When Richard sits on the window sill just moments before he tumbles down to his death, we hear police and ambulance sirens wailing from the streets below, the sound of traffic deafening, the twenty-first century intruding. Virginia Woolf, living in leafy Richmond in the 1930s, not far from London, cannot bear her surroundings and tries to escape. Confronted on the railway station by Leonard, she tells him, “I am living a life I have no wish to live,” and he agrees to take her to the city, although there is no escape there either.  Laura Brown finally says to Clarissa, “What does it mean to regret when you have no choice. My life was death so I left and chose life.”  For her, that meant abandoning her family and going to Canada to become a librarian, not a great choice, perhaps.
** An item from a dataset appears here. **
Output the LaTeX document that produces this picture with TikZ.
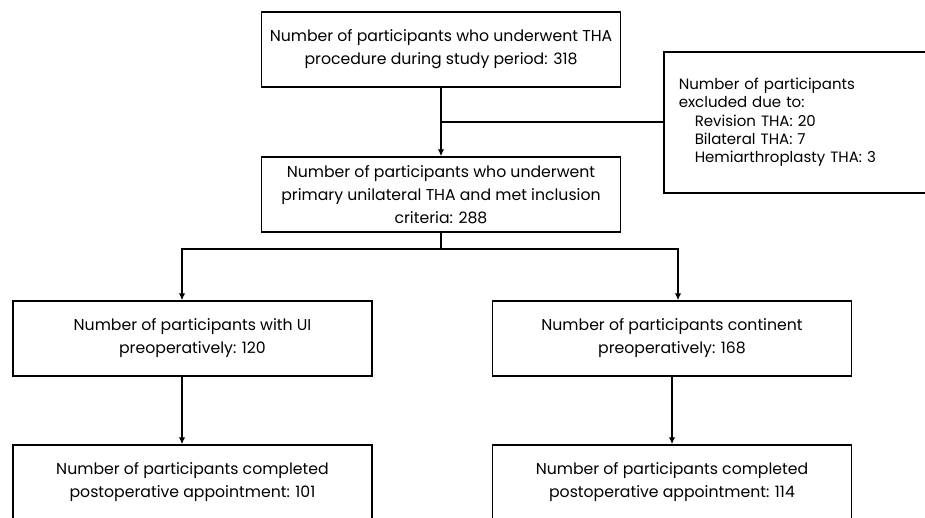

For Virginia Woolf, who, we are informed, has a history of attempted suicide, there remains “the need to look life in the face and then put it away.”  She also says the poet, the visionary, has to die in order that new life is sustained. In fact, no such kind of rebirth is ever hinted at in the film, its overwhelming mood elegiac and melancholic.

DIE HARD

It is possible to be deeply moved by The Hours and to lament profoundly the destructive process that assails the lives of all the characters.  More importantly even, the film serves up a truth about contemporary existence by showing that where relationships are precariously maintained and where consciousness and self-awareness are finely spun, life might be found to be unsustainable. The idea of death, of people as finite beings, is present throughout, quietly stated but made explicit in the discussion between Virginia and her little niece. While observing a dead thrush, Angelica asks, “What happens when we die?”  The aunt says we return to where we came from and the girl responds by saying she can’t remember where she came from and then Virginia admits the same.  From this scene, we cut to the forlorn Laura Brown who has rejected suicide as a solution but who remains severely depressed by her unfulfilled marriage and unsatisfactory family life. Her decision is to run away and in crucial respects this is what the other suicides do, only a reluctant Clarissa Vaughan accepting her tried, weary existence and its relationships.

  

NOT QUITE DEAD

 Even though The Hours leads inexorably to the idea that nearly all the main characters find it difficult to sustain an enduring spirit in the face of personal problems I would not say that this produces an insupportable pessimism.  Such is the creative act, we are drawn into the dilemmas facing each character, our sympathies deeply engaged.  The film is truthful, which means we feel convinced that the protagonists are real and that their experiences are valid ones. Some viewers, and I include myself among them, are confronted with ideas and types of behaviour for which we find little correspondence in our own personal lives and outlooks. In that respect, this film, and any distinctive art for that matter, is asking us to examine what we believe is its function and what we hold it is doing for us. How good an art form is cinema? In my view, any significant artist is creating from the raw materials of personal experience an artefact that is passing out of or coming into existence within the cultural life of society. The more fully alive and more fully extended the consciousness of the artist the greater will be the manner of our involvement, in this instance those of us who watch films. In important respects, The Hours weaves for us  an opalescent yet consistent and coherent narrative form, which enhances the lives of the characters involved and which engages the viewer. This happens despite a certain passivity and even negativity present in the tale. There is no sword fight, no discernible enemy, apart from egregious modernity, no driving spirit to scare off the black dog of despair. It’s certainly not Hamlet but it’s not a confusing or confused film either, which I regret to say is not true of many of Altman’s films despite his undoubted major contribution to cinematic history.  Above all, for those of us who love cinema, The Hours gives us hope that creative intelligence still exists.